Renault is the new Subaru - 30 years in the making!

awwwwwww


The first ad I ever saw aimed at gay women was a print ad in some magazine, for a car brand that I can't recall. Maybe it was Subaru, maybe not, I'm not sure.  This was probably 15 years ago, when I was still figuring things out.  Anyway, the picture was of an attractive short-haired brunette woman in business attire, holding car keys and smirking.  In the background, there's a car and leaning against the car is an attractive femme-looking blonde with a flirty smile. The caption said something along the lines of "When you know what you want."  And I remember thinking "gee, even an ad aimed at gay women still has typical male sexism."

There's a stereotype that a certain type of woman drives Subarus.

I just read this
interesting article on the history of Subarus and lesbians. It dates back to a time when Subaru was struggling to sell cars in North America, and was looking for a niche-- any niche.  They identified four groups who bought a lot of Subarus, and while doing that research, stumbled onto the connection with lesbians almost by accident:

Quote
In the 1990s, Subaru’s unique selling point was that the company increasingly made all-wheel drive standard on all its cars. When the company’s marketers went searching for people willing to pay a premium for all-wheel drive, they identified four core groups who were responsible for half of the company’s American sales: teachers and educators, health-care professionals, IT professionals, and outdoorsy types.

Then they discovered a fifth: lesbians. “When we did the research, we found pockets of the country like Northampton, Massachusetts, and Portland, Oregon, where the head of the household would be a single person—and often a woman,” says Tim Bennett, who was the company’s director of advertising at the time. When marketers talked to these customers, they realized these women buying Subarus were lesbian.

Japanese executives were initially confused by the idea...

Quote
It was in this context that Subaru’s marketing team hired Mulryan/Nash and pitched Subaru’s Japanese management on ads for lesbian customers.

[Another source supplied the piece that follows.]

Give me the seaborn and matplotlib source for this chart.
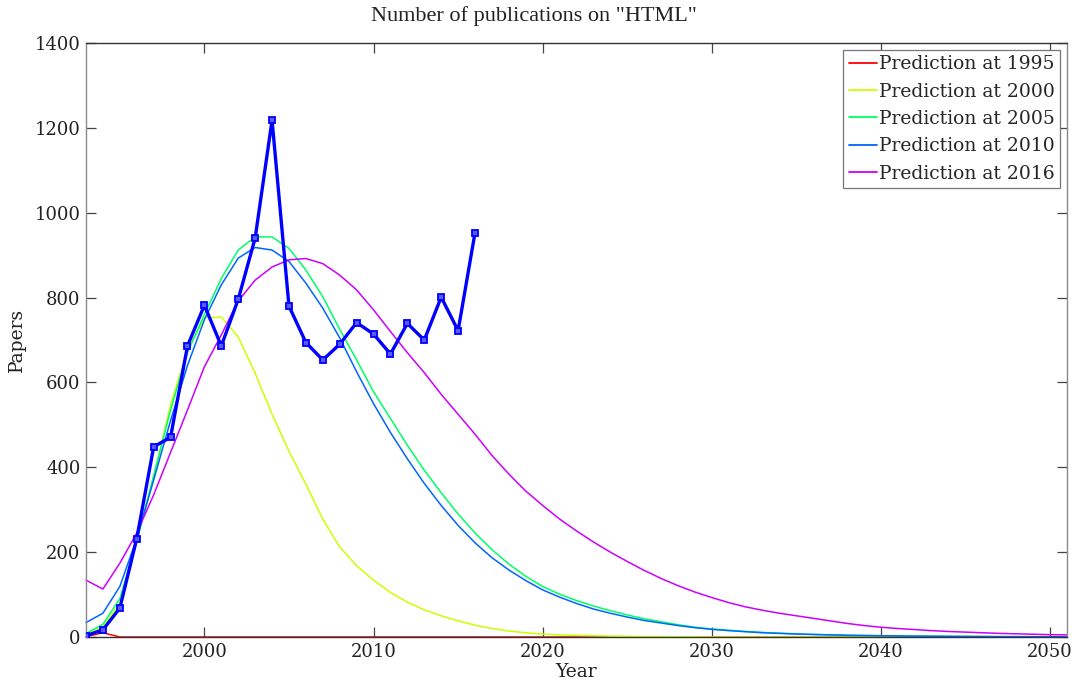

Writing in the Huffington Post, the reporter Ron Dicker captured some of the cultural confusion that followed:
Quote
When one Subaru ad man … proposed the gay-targeting ads in talks with Japanese executives, the executives hurriedly looked up “gay” in their dictionaries. Upon reading the definition, they nodded at the idea enthusiastically. Who wouldn’t want happy or joyous advertising?

“It was certainly a learning process for everybody,” says Bennett. While Bennett, who is gay, didn’t reveal his sexual orientation for fear of overshadowing the effort, he nonetheless recalls holding company meetings with names along the lines of “Who Are Gays and Lesbians?”

...but it turned out to be a success for them, and a groundbreaking moment in the advertising industry as well.